Should we then trust that world's delusive power,
On youth depend, less certain than a flower?
Alas! let such as have presumed to try,
From sad experience dictate the reply—
"Lean not on earth, it is a broken reed,

"Nay, oft a spear, whereon our hope must bleed.”
There is a hope, that never can deceive,

There is a promise we may dare believe;
That such as trust in "Him who cannot lie,"
Though born to suffer, and decreed to die,
May feel support beneath affliction's weight,
May look beyond this transitory state,
Where the too ardent in their frail pursuit,
Expect from blossoms, ample store of fruit;
Till disappointed, they lament to see,

A "Wither'd Bud" upon their favourite tree.”

How many buds of hope, which it was fondly anticipated would one day blow into roses of happiness, have we seen wither and drop from the branches of society around us! and a few from the bower of our own enjoyments have immaturely perished-but how many yet remain, which the blessings of heaven shall nourish to perfection, and which we may gather in due time full of fragrance, and finished in beauty!
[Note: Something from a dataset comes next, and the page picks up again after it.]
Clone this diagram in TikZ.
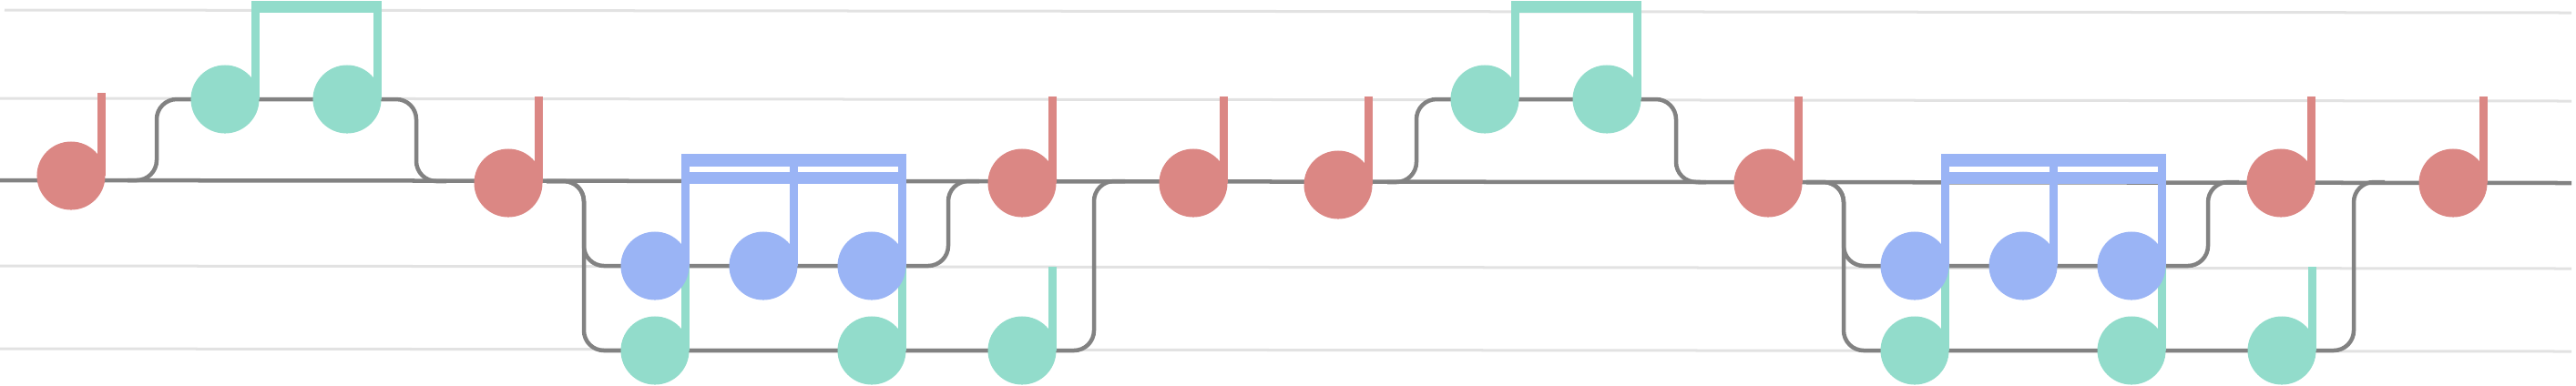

But, my dear Anne, how

interesting is a bud—a Rose-bud! It seems like a secret folded up; a promise in reversion; a hope in progress; the plaything of the imagination, which hath yet something to reveal. "The Rose," says an elegant writer, "in full display of beauty, is not so captivating, as when opening her paradise of leaves, she speaks to the fancy, rather than the sight."

"I've seen indeed the hopeful bud
Of a ruddy Rose that stood
Blushing to behold the ray
Of the new saluted day;

His tender top not fully spread;
The sweet dash of a shower now shed,
Invited him no more to hide
Within himself the purple pride
Of his forward flower, when lo,
While he sweetly 'gan to show
His swelling glories, Auster spied him,
Cruel Auster thither hied him,

And with the rush of one rude blast,

Sham'd not spitefully to waste

All his leaves, so fresh, so sweet,

And lay them trembling at his feet."

Crashaw.

The following verses are from the tuneful Waller : they exhibit one of those forced conceits so familiar with the poets of his age, and so opposite to truth and nature; the application of the thought in this instance, is pretty as well as ingenious.

THE BUD.

"Lately on yonder swelling bush,
Big with many a coming Rose,
This early Bud began to blush,
And did but half itself disclose;

I pluck'd it, though no better grown,
And now you see how full 'tis blown.

"Still as I did the leaves inspire,
With such a purple light they shone,
As if they had been made of fire,
And spreading so would flame anon:
All that was meant by air or sun,

To the young flower my breath has done.

"If our loose breath so much can do,
What may the same inform's of love,
Of purest love, and music too,
When Flavia it aspires to move:

When that which lifeless buds persuades

To wax more soft, her youth invades."

The notion that the bud might be made to open by breathing upon, seems to have been prevalent among the elder poets. Sir Richard Fanshawe alludes to it in the following lines; in what situation our poet's rose-bush stood to be obnoxious to the "careless plough," is not very easy to conceive.

"Thou blushing ROSE, within whose virgin leaves

The wanton wind to sport himself presumes, Whilst from their rifled wardrobe he receives

For his wings purple, for his breath perfumes!